Mais les différences sont de taille: là où les revendications progressistes concernant les libertés individuelles et les droits sociaux exigent l’égalité sans nier les différences, le fascisme se place quant à lui dans le cadre d’une « communauté nationale » à laquelle chaque individu doit s’intégrer et s’identifier. Les éléments jugés extérieurs à la communauté nationale (étrangers ou minorités issues de l’immigration, bien sûr, mais aussi nationaux jugés non-conformes, comme les chômeurs et précaires, les défenseurs des sans-papiers…) sont stigmatisés, pointés comme responsables des problèmes et exclus, si le niveau de pouvoir atteint par l’extrême-droite le permet.
Ceux qui adhèrent à ce type de vision soutiennent des mesures dont ils estiment qu’elles ne les concerneront jamais et leur apporteront une « plus grosse part du gâteau » des aides sociales, moins d’impôts… Alors que le gâteau est en fait en train de tomber en miettes et qu’il ne restera bientôt plus rien pour personne.
La politique sociale menée dans les mairies tenues par le FN ou assimilés montre bien ce phénomène.

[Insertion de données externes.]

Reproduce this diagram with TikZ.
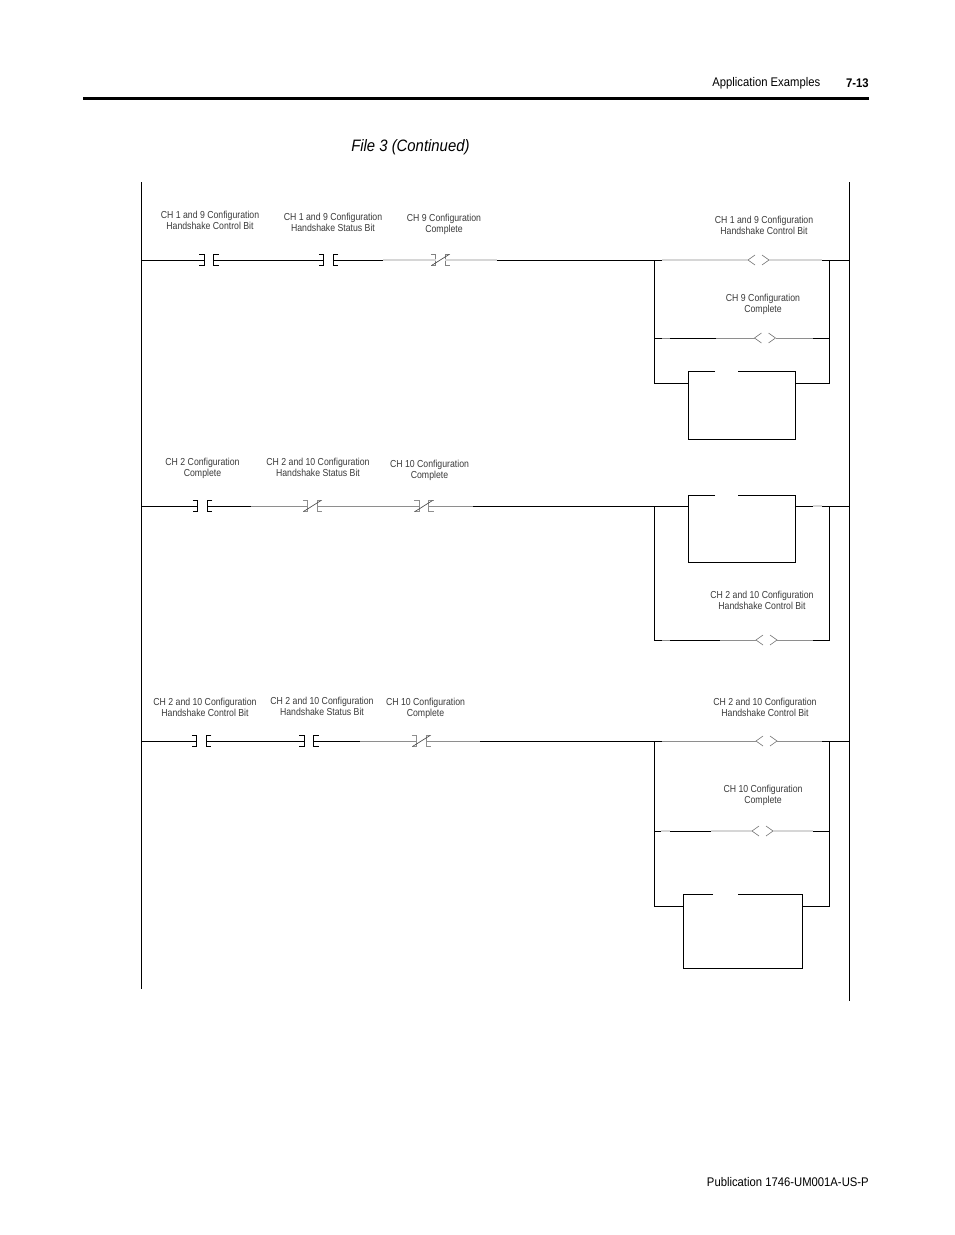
\documentclass[tikz,border=0pt]{standalone}
\usepackage{fontspec}
\setmainfont{Liberation Sans}
\newfontfamily\narrowfont[FakeStretch=0.86]{Liberation Sans}
\newfontfamily\headfont[FakeStretch=0.90]{Liberation Sans}
\definecolor{faintgray}{HTML}{D6D6D6}
\definecolor{midgray}{HTML}{8E8E8E}
\definecolor{labelgray}{HTML}{3A3A3A}
\tikzset{
  wire/.style={black, line width=0.6pt},
  faintwire/.style={faintgray, line width=0.9pt},
  midwire/.style={midgray, line width=0.7pt},
  rail/.style={black, line width=0.65pt},
  taglabel/.style={inner sep=0pt, align=center, text=labelgray, font=\narrowfont\fontsize{7.6}{8.25}\selectfont},
  headlabel/.style={inner sep=0pt, font=\headfont\fontsize{9.4}{11}\selectfont},
  pics/nocontact/.style={code={
    \coordinate (-in) at (-4.75,0);
    \coordinate (-out) at (4.75,0);
    \draw[black, line width=0.5pt] (-9.75,-5.5) -- (-4.75,-5.5) -- (-4.75,5.5) -- (-9.75,5.5);
    \draw[black, line width=0.5pt] (9.75,-5.5) -- (4.75,-5.5) -- (4.75,5.5) -- (9.75,5.5);
  }},
  pics/nccontact/.style={code={
    \coordinate (-in) at (-4.75,0);
    \coordinate (-out) at (4.75,0);
    \draw[#1, line width=0.5pt] (-9.75,-5.5) -- (-4.75,-5.5) -- (-4.75,5.5) -- (-9.75,5.5);
    \draw[#1, line width=0.5pt] (9.75,-5.5) -- (4.75,-5.5) -- (4.75,5.5) -- (9.75,5.5);
    \draw[black!70, line width=0.5pt] (-9,5.5) -- (8.5,-5.5);
  }},
  pics/coil/.style={code={
    \coordinate (-in) at (-10.5,0);
    \coordinate (-out) at (10.5,0);
    \draw[black!55, line width=0.45pt] (-3.5,-5) -- (-10.5,0) -- (-3.5,5);
    \draw[black!55, line width=0.45pt] (3.5,-5) -- (10.5,0) -- (3.5,5);
  }},
}
\begin{document}
\begin{tikzpicture}[x=0.75pt, y=-0.75pt]
\useasboundingbox (0,0) rectangle (954,1235);

% Page furniture
\coordinate (ruleL) at (83,98.5);
\coordinate (ruleR) at (869,98.5);
\draw[black, line width=2.2pt] (ruleL) -- (ruleR);
\node[headlabel, anchor=east] (headTitle) at (820.5,83.5) {Application Examples};
\node[headlabel, anchor=east] (headPage) at (869,83.5) {\bfseries 7-13};
\node[anchor=west, inner sep=0pt, font=\headfont\itshape\fontsize{12.4}{16}\selectfont] (fileTitle) at (351,147) {File 3 (Continued)};
\node[headlabel, anchor=east] (footPub) at (869,1182) {Publication 1746-UM001A-US-P};

% Power rails
\coordinate (leftTop) at (141,182);
\coordinate (leftBot) at (141,989);
\coordinate (rightTop) at (849,182);
\coordinate (rightBot) at (849,1001);
\draw[rail] (leftTop) -- (leftBot);
\draw[rail] (rightTop) -- (rightBot);

%%% Rung 1
\coordinate (a0) at (141,260);
\coordinate (a1) at (383,260);
\coordinate (a2) at (497,260);
\coordinate (aL) at (654,260);
\coordinate (a3) at (662,260);
\coordinate (a4) at (822,260);
\coordinate (aR) at (829.5,260);
\coordinate (a5) at (849,260);
\path (209,260) pic (aC1) {nocontact};
\path (328.5,260) pic (aC2) {nocontact};
\path (440.5,260) pic (aC3) {nccontact=faintgray!60!black};
\path (758.5,260) pic (aQ1) {coil};
\draw[wire] (a0) -- (aC1-in);
\draw[wire] (aC1-out) -- (aC2-in);
\draw[wire] (aC2-out) -- (a1);
\draw[faintwire] (a1) -- (aC3-in);
\draw[faintwire] (aC3-out) -- (a2);
\draw[wire] (a2) -- (a3);
\draw[faintwire] (a3) -- (aQ1-in);
\draw[faintwire] (aQ1-out) -- (a4);
\draw[wire] (a4) -- (a5);
% Second branch
\coordinate (aL2) at (654,338);
\coordinate (aR2) at (829.5,338);
\coordinate (a6) at (716,338);
\coordinate (a7) at (813,338);
\coordinate (a8) at (662,338);
\coordinate (a9) at (670,338);
\path (765,338) pic (aQ2) {coil};
\draw[wire] (aL2) -- (a8);
\draw[midwire] (a8) -- (a9);
\draw[wire] (a9) -- (a6);
\draw[midwire] (a6) -- (aQ2-in);
\draw[midwire] (aQ2-out) -- (a7);
\draw[wire] (a7) -- (aR2);
% Block
\coordinate (aL3) at (654,383);
\coordinate (aR3) at (829.5,383);
\coordinate (aBnw) at (688,371);
\coordinate (aBse) at (795.5,439);
\coordinate (aBgl) at (715,371);
\coordinate (aBgr) at (738,371);
\coordinate (aBw) at (688,383);
\coordinate (aBe) at (795.5,383);
\draw[wire] (aBgl) -- (aBnw) |- (aBse) |- (aBgr);
\draw[wire] (aL) -- (aL3) -- (aBw);
\draw[wire] (aR) -- (aR3) -- (aBe);

%%% Rung 2
\coordinate (b0) at (141,506);
\coordinate (b1) at (251,506);
\coordinate (b2) at (473,506);
\coordinate (bL) at (654,506);
\coordinate (bR) at (829.5,506);
\coordinate (b3) at (813,506);
\coordinate (b4) at (822,506);
\coordinate (b5) at (849,506);
\path (202.5,506) pic (bC1) {nocontact};
\path (312.5,506) pic (bC2) {nccontact=midgray};
\path (424,506) pic (bC3) {nccontact=midgray};
\draw[wire] (b0) -- (bC1-in);
\draw[wire] (bC1-out) -- (b1);
\draw[midwire] (b1) -- (bC2-in);
\draw[midwire] (bC2-out) -- (bC3-in);
\draw[midwire] (bC3-out) -- (b2);
% Block
\coordinate (bBnw) at (688,495);
\coordinate (bBse) at (795.5,562);
\coordinate (bBgl) at (715,495);
\coordinate (bBgr) at (738,495);
\coordinate (bBw) at (688,506);
\coordinate (bBe) at (795.5,506);
\draw[wire] (bBgl) -- (bBnw) |- (bBse) |- (bBgr);
\draw[wire] (b2) -- (bBw);
\draw[wire] (bBe) -- (b3);
\draw[faintwire] (b3) -- (b4);
\draw[wire] (b4) -- (b5);
% Second branch
\coordinate (bL2) at (654,640);
\coordinate (bR2) at (829.5,640);
\coordinate (b6) at (720,640);
\coordinate (b7) at (813,640);
\coordinate (b8) at (662,640);
\coordinate (b9) at (670,640);
\path (766.5,640) pic (bQ1) {coil};
\draw[wire] (bL) -- (bL2) -- (b8);
\draw[midwire] (b8) -- (b9);
\draw[wire] (b9) -- (b6);
\draw[midwire] (b6) -- (bQ1-in);
\draw[midwire] (bQ1-out) -- (b7);
\draw[wire] (b7) -- (bR2) -- (bR);

%%% Rung 3
\coordinate (c0) at (141,741);
\coordinate (c1) at (360,741);
\coordinate (c2) at (480,741);
\coordinate (cL) at (654,741);
\coordinate (c3) at (662,741);
\coordinate (c4) at (822,741);
\coordinate (cR) at (829.5,741);
\coordinate (c5) at (849,741);
\path (201.5,741) pic (cC1) {nocontact};
\path (309,741) pic (cC2) {nocontact};
\path (421.5,741) pic (cC3) {nccontact=midgray};
\path (766.5,741) pic (cQ1) {coil};
\draw[wire] (c0) -- (cC1-in);
\draw[wire] (cC1-out) -- (cC2-in);
\draw[wire] (cC2-out) -- (c1);
\draw[midwire] (c1) -- (cC3-in);
\draw[midwire] (cC3-out) -- (c2);
\draw[wire] (c2) -- (c3);
\draw[midwire] (c3) -- (cQ1-in);
\draw[midwire] (cQ1-out) -- (c4);
\draw[wire] (c4) -- (c5);
% Second branch
\coordinate (cL2) at (654,831);
\coordinate (cR2) at (829.5,831);
\coordinate (c6) at (711,831);
\coordinate (c7) at (813,831);
\coordinate (c8) at (661,831);
\coordinate (c9) at (670,831);
\path (762.5,831) pic (cQ2) {coil};
\draw[wire] (cL2) -- (c8);
\draw[faintwire] (c8) -- (c9);
\draw[wire] (c9) -- (c6);
\draw[faintwire] (c6) -- (cQ2-in);
\draw[faintwire] (cQ2-out) -- (c7);
\draw[wire] (c7) -- (cR2);
% Block
\coordinate (cL3) at (654,906.5);
\coordinate (cR3) at (829.5,906.5);
\coordinate (cBnw) at (683,894);
\coordinate (cBse) at (802.5,968);
\coordinate (cBgl) at (713,894);
\coordinate (cBgr) at (738,894);
\coordinate (cBw) at (683,906.5);
\coordinate (cBe) at (802.5,906.5);
\draw[wire] (cBgl) -- (cBnw) |- (cBse) |- (cBgr);
\draw[wire] (cL) -- (cL3) -- (cBw);
\draw[wire] (cR) -- (cR3) -- (cBe);

% Tags, rung 1
\node[taglabel] (aT1) at (210,220) {CH 1 and 9 Configuration\\Handshake Control Bit};
\node[taglabel] (aT2) at (333,222) {CH 1 and 9 Configuration\\Handshake Status Bit};
\node[taglabel] (aT3) at (444,224) {CH 9 Configuration\\Complete};
\node[taglabel] (aT4) at (764,225) {CH 1 and 9 Configuration\\Handshake Control Bit};
\node[taglabel] (aT5) at (763,304.5) {CH 9 Configuration\\Complete};
% Tags, rung 2
\node[taglabel] (bT1) at (202.5,468.5) {CH 2 Configuration\\Complete};
\node[taglabel] (bT2) at (318,467.5) {CH 2 and 10 Configuration\\Handshake Status Bit};
\node[taglabel] (bT3) at (429.5,470.5) {CH 10 Configuration\\Complete};
\node[taglabel] (bT4) at (762,600) {CH 2 and 10 Configuration\\Handshake Control Bit};
% Tags, rung 3
\node[taglabel] (cT1) at (205,707) {CH 2 and 10 Configuration\\Handshake Control Bit};
\node[taglabel] (cT2) at (322,706) {CH 2 and 10 Configuration\\Handshake Status Bit};
\node[taglabel] (cT3) at (425.5,708.5) {CH 10 Configuration\\Complete};
\node[taglabel] (cT4) at (765,707) {CH 2 and 10 Configuration\\Handshake Control Bit};
\node[taglabel] (cT5) at (763,795.5) {CH 10 Configuration\\Complete};
\end{tikzpicture}
\end{document}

À Béziers (voir) , le budget de l’action sociale a été diminué de 365 000 euros, et le maire réserve l'accueil périscolaire, le matin entre 7h35 et 8h30, mais aussi le midi et le soir après la classe, aux élèves de primaire dont les parents travaillent. Haro sur les chômeurs.
L’épicerie sociale qui dépend du Centre d’action sociale (CCAS) utilise désormais un nouveau critère discriminatoire pour ses bénéficiaires de l’aide alimentaire : prouver «un an de séjour minimum à Béziers.»
Au Pontet, il n’y aura plus de gratuité des cantines, ce qui représentait 25 à 30 000 euros par an (0,05 % du budget municipal).
De même à Villers-Cotterêts (Aisne), le maire prétexte qu’"il faut différencier solidarité et assistanat", et augmente pour les plus précaires le prix du repas à la cantine de près de 1 euro. Tout en admettant que cette mesure ne permettra de faire que "très peu d’économies"…
À Mantes la Ville (78), une baisse des subventions aux associations a été décidée, pour une durée d’un an.
À Marseille, le maire d’arrondissement Stéphane Ravier vote contre les aides de la communauté d’agglomération à la construction : "Les logements sociaux, je ne suis pas contre, mais je souhaite qu'ils bénéficient à nos compatriotes d'abord." Déclare-t-il. Tandis qu’une autre élue, Élisabeth Philippe estime cette position justifiée en raison des flux de "populations migrantes africaines et subsahariennes mais aussi des Roms"...
À Fréjus (Var) , le budget alloué aux écoles pour l’achat de manuels et de fournitures a diminué de 7 euros, soit 16%, passant de 43 à 36 euros par enfant. Pour le financement des sorties scolaires en bus, la baisse est de 20%, et le budget pour les » classes découverte » passe purement et simplement à la trappe. Trois centres sociaux ont vu leurs subventions diminuer, parfois de deux tiers.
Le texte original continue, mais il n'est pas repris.